Повествование о полковнике-селянине Глечике, бесподобном рассказчике, обнаруживает и некую биографическую основу. Дед и отец Гоголя тоже слыли великолепными рассказчиками. Но главное – род Гоголей-Яновских, согласно их Дворянской грамоте, вел свое начало от сподвижника Хмельницкого, Подольско-Могилевского полковника Евстафия (Остапа) Гоголя, которому вроде бы пожаловал поместье король Ян II Казимир128. «История Русов» называла Евстафия Гоголя гетманом (ИР, 176, 180). Вероятно, создавая образ Глечика, автор и опирался на какие-то семейные предания, и соответствующим образом трансформировал их, в частности поселив героев (а среди них – надо понимать – и будущего гетмана) на Полтавщину129. Упомянутые в «Главе…» города Пирятин и Лубны, река и город Лохвица были хорошо знакомы Гоголю по дороге из родительской Васильевки в Нежин. Первую свою публикацию в № 1 «Литературной Газеты» за 1831 г. Гоголь подписал П. Глечик. И характерно, что именно на рубеже 1830–1831 гг. – ко времени Польского восстания, вероятного знакомства с «Историей Русов» и появления «Главы…» – Гоголь навсегда отбросил от своей фамилии «польскую прибавку» Яновский130.
§ 2. Вторая «глава» романа
Перепечатывая «Главу из исторического романа» в сборнике «Арабески» (1835), Гоголь сделал примечание: «Из романа под заглавием “Гетьман”; первая часть его была написана и сожжена, потому что сам автор не был ею доволен; две главы, напечатанные в периодических изданиях, помещаются в этом собрании»131. Таково единственное упоминание о романе и связи с ним «Главы из исторического романа» и «Пленника. Отрывка из романа», одинаково датированных в сборнике «1830» – временем публикации первых русских исторических романов «Юрий Милославский» М. Н. Загоскина и «Димитрий Самозванец» Ф. В. Булгарина.
Впервые являясь читателю под своим именем в сборнике «Арабески», Гоголь, по-видимому, хотел заявить, что это он еще до «Вечеров на хуторе близ Диканьки» создал первый исторический малороссийский (как следовало из названия) роман, который соответствовал и литературным тенденциям того времени, и ожиданиям читателей.

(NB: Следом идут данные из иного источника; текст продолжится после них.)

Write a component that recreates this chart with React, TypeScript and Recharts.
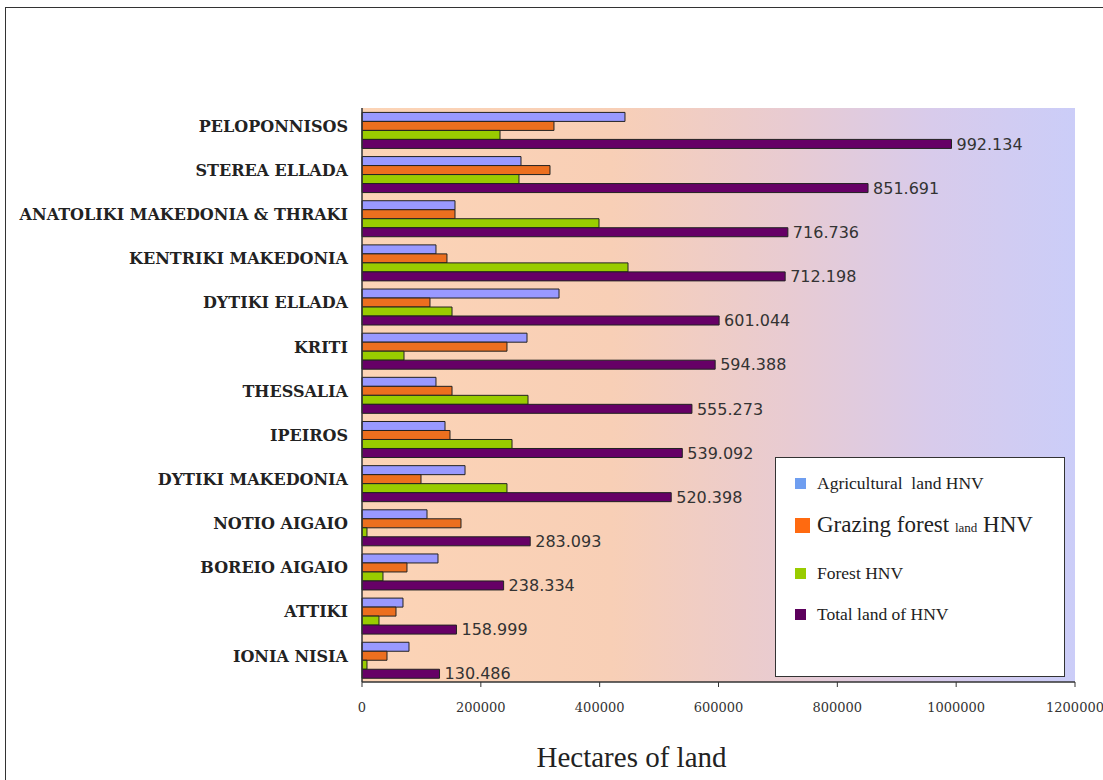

На этом фоне обращает на себя внимание сознательный отказ автора от формы «вымышленного» романического повествования («потому что… не был ею доволен») и уничтожение огнем всего несовершенного – в пользу «достоверности» повестей «Вечеров» и научно-художественного осмысления в «Арабесках» прошлого и особенно настоящего автором – художником и ученым.